Lorsque l’on implante à une souris une électrode non pas dans l’hippocampe, mais dans une région toute proche, le cortex entorhinal, on observe une activité neuronale étrange en fonction des mouvements de la souris.

Le cortex entorhinal borde l'hippocampe. C'est lui qui contient les cellules de grille, dont on peut voir le motif de décharge sur le plan bleu. Au contraire, les cellules de lieu font partie de l'hippocampe. Elles ne déchargent qu'à un endroit précis, comme l'indique le plan orange.


Comme pour les cellules de lieu hippocampales, ces neurones présents dans le cortex entorhinal s’activent en fonction de la position de la souris dans sa cage. Mais contrairement aux cellules de lieu, elles ne s’activent pas à un lieu unique. Lorsque l’on laisse la souris implantée se balader librement dans sa cage, on se rend compte qu’une cellule de grille s’active à plusieurs endroits, formant sur l’enregistrement des points régulièrement espacés formant une grille de motif triangulaire.

Lorsqu'on enregistre UNE cellule de grille pendant que la souris se déplace dans une cage, on observe ce genre de motif. Une même cellule de grille s'active à plusieurs endroits de la cage, formant entre chaque lieu un motif en forme de triangle. 


Regardez cette seconde vidéo. Vous pouvez y apercevoir le tracé correspondant au parcours de la souris dans sa cage. Une électrode est implantée dans son cortex entorhinal et enregistre une cellule de grille : le rouge correspond à une activation importante de la cellule, alors que le bleu signifie que la cellule est désactivée. On peut commencer à voir se former plusieurs spots qui formeront une grille. Si l’on relie ces spots entre eux, on obtiendra des triangles équilatéraux.




Si l’on enregistre au moyen d’une deuxième électrode l’activité de la cellule de grille adjacente, on remarquera la formation sur l’enregistrement d’une grille similaire, mais légèrement décalée.
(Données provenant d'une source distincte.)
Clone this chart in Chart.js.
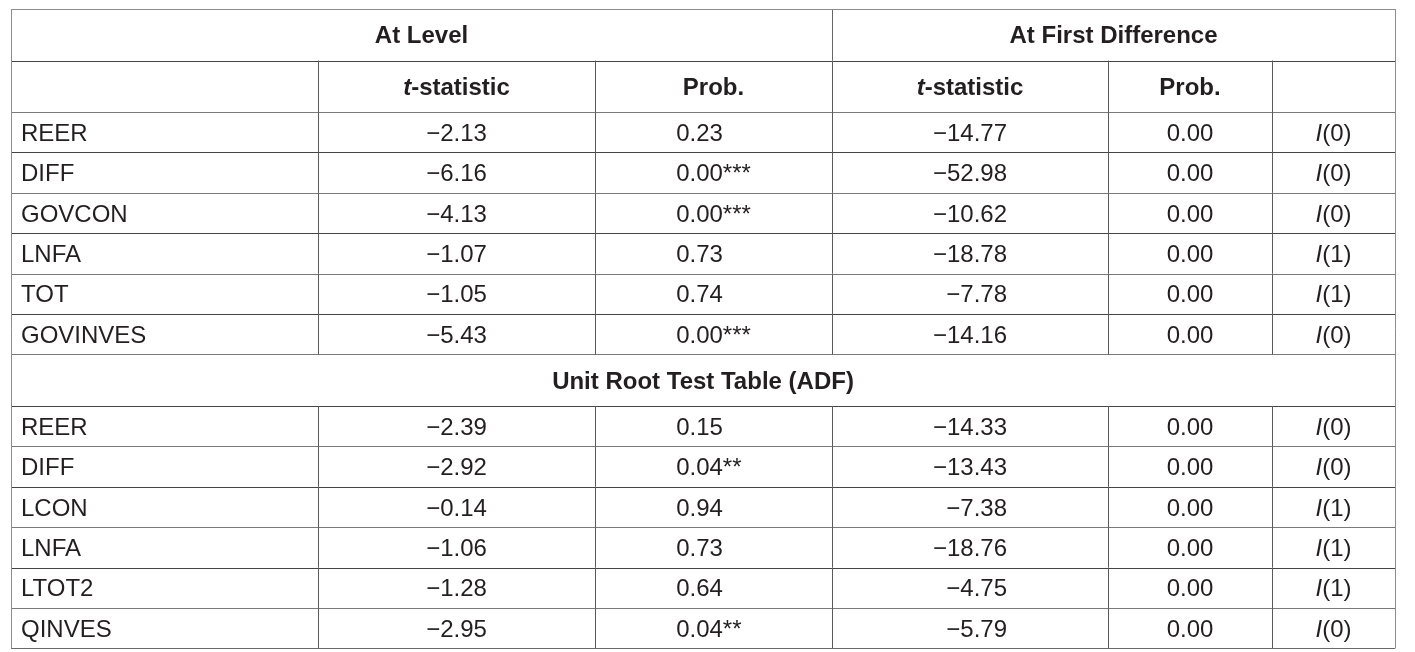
<!DOCTYPE html>
<html>
<head>
<meta charset="utf-8">
<script src="https://cdn.jsdelivr.net/npm/chart.js@4.4.0/dist/chart.umd.min.js"></script>
<style>
html,body{margin:0;padding:0;background:#fff;overflow:hidden}
canvas{display:block}
</style>
</head>
<body>
<canvas id="c" width="1415" height="652"></canvas>
<script>
// ---------- DATA ----------
const groupHeaders = ['At Level', 'At First Difference'];
const colHeaders = ['', 't-statistic', 'Prob.', 't-statistic', 'Prob.', ''];
const sectionTitle = 'Unit Root Test Table (ADF)';

const panelAVars   = ['REER', 'DIFF', 'GOVCON', 'LNFA', 'TOT', 'GOVINVES'];
const panelALevelT = [-2.13, -6.16, -4.13, -1.07, -1.05, -5.43];
const panelALevelP = [0.23, 0.00, 0.00, 0.73, 0.74, 0.00];
const panelAStars  = ['', '***', '***', '', '', '***'];
const panelADiffT  = [-14.77, -52.98, -10.62, -18.78, -7.78, -14.16];
const panelADiffP  = [0.00, 0.00, 0.00, 0.00, 0.00, 0.00];
const panelAOrder  = [0, 0, 0, 1, 1, 0];

const panelBVars   = ['REER', 'DIFF', 'LCON', 'LNFA', 'LTOT2', 'QINVES'];
const panelBLevelT = [-2.39, -2.92, -0.14, -1.06, -1.28, -2.95];
const panelBLevelP = [0.15, 0.04, 0.94, 0.73, 0.64, 0.04];
const panelBStars  = ['', '**', '', '', '', '**'];
const panelBDiffT  = [-14.33, -13.43, -7.38, -18.76, -4.75, -5.79];
const panelBDiffP  = [0.00, 0.00, 0.00, 0.00, 0.00, 0.00];
const panelBOrder  = [0, 0, 1, 1, 1, 0];

// ---------- LAYOUT (scale units) ----------
const colEdges = [11, 318, 595, 832, 1108, 1272, 1395];
const headerH = 51.5, dataH = 40.4, sectionH = 51.6, tableTop = 9;

const FONT = '"Liberation Sans", Arial, Helvetica, sans-serif';
const FS = 24;
const TXT = '#231f20';

function fmt(v){ const s = Math.abs(v).toFixed(2); return (v < 0 ? '\u2212' : '') + s; }

// build row list
const rows = [];
rows.push({type:'group'});
rows.push({type:'colhead'});
function pushPanel(vars, lt, lp, st, dt, dp, ord){
  for (let i = 0; i < vars.length; i++) {
    rows.push({type:'data', cells:[vars[i], fmt(lt[i]), lp[i].toFixed(2) + st[i], fmt(dt[i]), dp[i].toFixed(2), ord[i]]});
  }
}
pushPanel(panelAVars, panelALevelT, panelALevelP, panelAStars, panelADiffT, panelADiffP, panelAOrder);
rows.push({type:'section'});
pushPanel(panelBVars, panelBLevelT, panelBLevelP, panelBStars, panelBDiffT, panelBDiffP, panelBOrder);

const rowEdges = [tableTop];
rows.forEach(r => {
  const h = (r.type === 'group' || r.type === 'colhead') ? headerH : (r.type === 'section' ? sectionH : dataH);
  rowEdges.push(rowEdges[rowEdges.length - 1] + h);
});

const tablePlugin = {
  id: 'tablePlugin',
  beforeDraw(chart){
    const ctx = chart.ctx;
    ctx.save();
    ctx.fillStyle = '#fff';
    ctx.fillRect(0, 0, chart.width, chart.height);
    ctx.restore();
  },
  afterDraw(chart){
    const {ctx, scales:{x, y}} = chart;
    const X = v => x.getPixelForValue(v);
    const Y = v => y.getPixelForValue(v);
    const snap = p => Math.round(p) + 0.5;
    ctx.save();

    // ---- lines ----
    const line = (x1, y1, x2, y2, col) => {
      ctx.beginPath();
      ctx.strokeStyle = col;
      ctx.lineWidth = 1;
      if (y1 === y2) { ctx.moveTo(X(x1), snap(Y(y1))); ctx.lineTo(X(x2), snap(Y(y2))); }
      else { ctx.moveTo(snap(X(x1)), Y(y1)); ctx.lineTo(snap(X(x2)), Y(y2)); }
      ctx.stroke();
    };
    const L = colEdges[0], R = colEdges[colEdges.length - 1];
    for (let i = 1; i < rowEdges.length - 1; i++) {
      line(L, rowEdges[i], R, rowEdges[i], i % 2 ? '#444' : '#7a7a7a');
    }
    rows.forEach((r, i) => {
      const t = rowEdges[i], b = rowEdges[i + 1];
      if (r.type === 'group') line(colEdges[3], t, colEdges[3], b, '#666');
      else if (r.type === 'colhead' || r.type === 'data') {
        for (let c = 1; c < colEdges.length - 1; c++) line(colEdges[c], t, colEdges[c], b, '#5a5a5a');
      }
    });
    // outer border
    const top = rowEdges[0], bot = rowEdges[rowEdges.length - 1];
    line(L, top, R, top, '#8c8c8c');
    line(L, bot, R, bot, '#6a6a6a');
    line(L, top, L, bot, '#8c8c8c');
    line(R, top, R, bot, '#8c8c8c');

    // ---- text ----
    ctx.fillStyle = TXT;
    ctx.textBaseline = 'alphabetic';
    const reg = FS + 'px ' + FONT, bold = 'bold ' + FS + 'px ' + FONT;
    const ital = 'italic ' + FS + 'px ' + FONT, boldItal = 'italic bold ' + FS + 'px ' + FONT;
    const baseY = (i) => (Y(rowEdges[i]) + Y(rowEdges[i + 1])) / 2 + FS * 0.36;
    const colC = c => (X(colEdges[c]) + X(colEdges[c + 1])) / 2;

    const drawParts = (parts, cx, by) => { // centered multi-font text
      let w = 0;
      parts.forEach(p => { ctx.font = p[1]; w += ctx.measureText(p[0]).width; });
      let xx = cx - w / 2;
      ctx.textAlign = 'left';
      parts.forEach(p => { ctx.font = p[1]; ctx.fillText(p[0], xx, by); xx += ctx.measureText(p[0]).width; });
    };

    // column block widths for alignment
    ctx.font = reg;
    const dataRows = rows.filter(r => r.type === 'data');
    const maxW = [0, 0, 0, 0, 0, 0];
    dataRows.forEach(r => r.cells.forEach((v, c) => { if (c > 0 && c < 5) maxW[c] = Math.max(maxW[c], ctx.measureText(String(v)).width); }));
    const align = ['left', 'center', 'left', 'right', 'center', 'center'];

    rows.forEach((r, i) => {
      const by = baseY(i);
      if (r.type === 'group') {
        ctx.font = bold; ctx.textAlign = 'center';
        ctx.fillText(groupHeaders[0], (X(colEdges[0]) + X(colEdges[3])) / 2, by);
        ctx.fillText(groupHeaders[1], (X(colEdges[3]) + X(colEdges[6])) / 2, by);
      } else if (r.type === 'colhead') {
        colHeaders.forEach((h, c) => {
          if (!h) return;
          if (h.startsWith('t-')) drawParts([['t', boldItal], [h.slice(1), bold]], colC(c), by);
          else { ctx.font = bold; ctx.textAlign = 'center'; ctx.fillText(h, colC(c), by); }
        });
      } else if (r.type === 'section') {
        ctx.font = bold; ctx.textAlign = 'center';
        ctx.fillText(sectionTitle, (X(colEdges[0]) + X(colEdges[6])) / 2, by);
      } else {
        r.cells.forEach((v, c) => {
          if (c === 0) { ctx.font = reg; ctx.textAlign = 'left'; ctx.fillText(v, X(colEdges[0]) + 10, by); return; }
          if (c === 5) { drawParts([['I', ital], ['(' + v + ')', reg]], colC(c), by); return; }
          ctx.font = reg;
          const a = align[c];
          if (a === 'center') { ctx.textAlign = 'center'; ctx.fillText(v, colC(c), by); }
          else if (a === 'left') { ctx.textAlign = 'left'; ctx.fillText(v, colC(c) - maxW[c] / 2, by); }
          else { ctx.textAlign = 'right'; ctx.fillText(v, colC(c) + maxW[c] / 2, by); }
        });
      }
    });
    ctx.restore();
  }
};

new Chart(document.getElementById('c'), {
  type: 'scatter',
  data: { datasets: [] },
  options: {
    responsive: false,
    animation: false,
    devicePixelRatio: 1,
    events: [],
    layout: { padding: 0 },
    plugins: { legend: { display: false }, tooltip: { enabled: false } },
    scales: {
      x: { type: 'linear', min: 0, max: 1415, display: false },
      y: { type: 'linear', min: 0, max: 652, reverse: true, display: false }
    }
  },
  plugins: [tablePlugin]
});
</script>
</body>
</html>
De la même manière que les antennes relai permettent de « triangulariser » un appel téléphonique et de localiser un téléphone portable, les cellules de grilles, en intégrant la vitesse et la direction des mouvements de la souris, permettent qu’elle se localise sur ses cartes cérébrales !

Ainsi donc, si les cellules de lieu de l’hippocampe correspondent aux cartes que vous téléchargez dans votre GPS, les cellules de grilles correspondent elles aux algorithmes du GPS qui permettent de calculer un itinéraire !

Ces sont ces cellules de grille qui vous permettront, une fois vos courses finies, de faire le chemin de la sortie du magasin jusqu’à votre cellule de lieu –pardon, jusqu’à votre voiture !

C’est donc la combinaison entre 2 types de cellules qui vous permettent de retrouver votre voiture une fois vos courses finies. Les premières correspondent à une carte cérébrale de votre environnement, et les autres déterminent le chemin pour aller d’un point A à un point B.

La découverte des cellules de lieu et des cellules de grille, respectivement par John O’Keefe et par les époux Moser leur vaudront le prix Nobel de médecine en 2014.






SOURCES :
- Moser, E. I., Kropff, E., & Moser, M. B. (2008). Place cells, grid cells, and the brain's spatial representation system. Neuroscience, 31(1), 69.